The KALCVS call is accompanied by the KALCVF call, as shown in the following statements. Note that you do not need to specify UN and VUN.
call kalcvf(pred, vpred, filt, vfilt, y, 0, a, f, b, h, var); call kalcvs(sm, vsm, y, a, f, b, h, var, pred, vpred);
You can also compute the smoothed estimate and its covariance matrix on an observation-by-observation basis. When the SSM is time invariant, the following example performs smoothing.
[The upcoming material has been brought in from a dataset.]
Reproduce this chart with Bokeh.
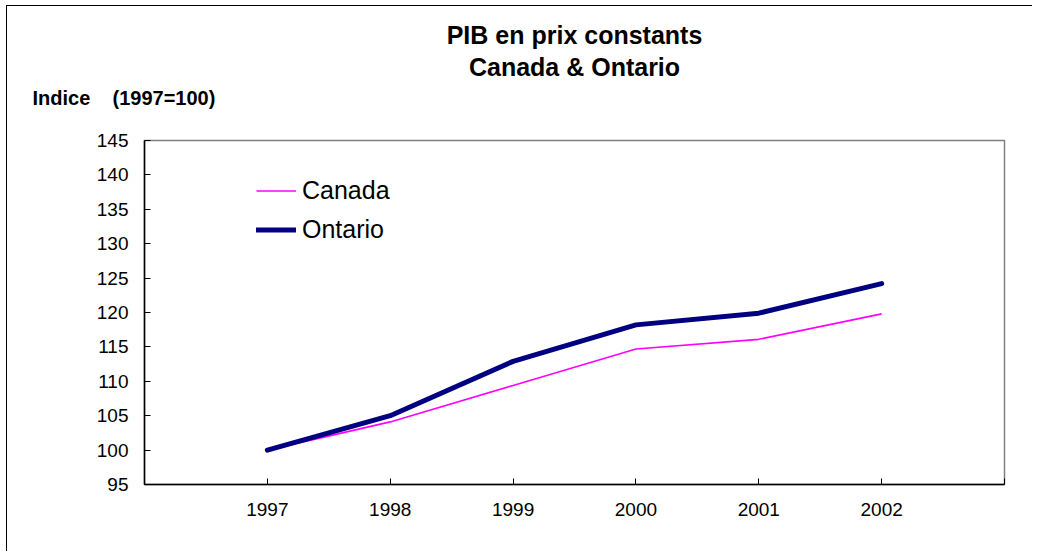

In this situation, you should initialize UN and VUN as matrices of value 0, as shown in the following statements:
call kalcvf(pred, vpred, filt, vfilt, y, 0, a, f, b, h, var); n = nrow(y); nz = ncol(f); un = j(1, nz, 0); vun = j(nz, nz, 0); do i = 1 to n; y_i = y[n-i+1,]; pred_i = pred[n-i+1,]; vpred_i = vpred[(n-i)*nz+1:(n-i+1)*nz,]; call kalcvs(sm_i, vsm_i, y_i, a, f, b, h, var, pred_i, vpred_i, un, vun); sm = sm_i // sm; vsm = vsm_i // vsm; end;
The KALCVF call has an example program that includes the KALCVS call.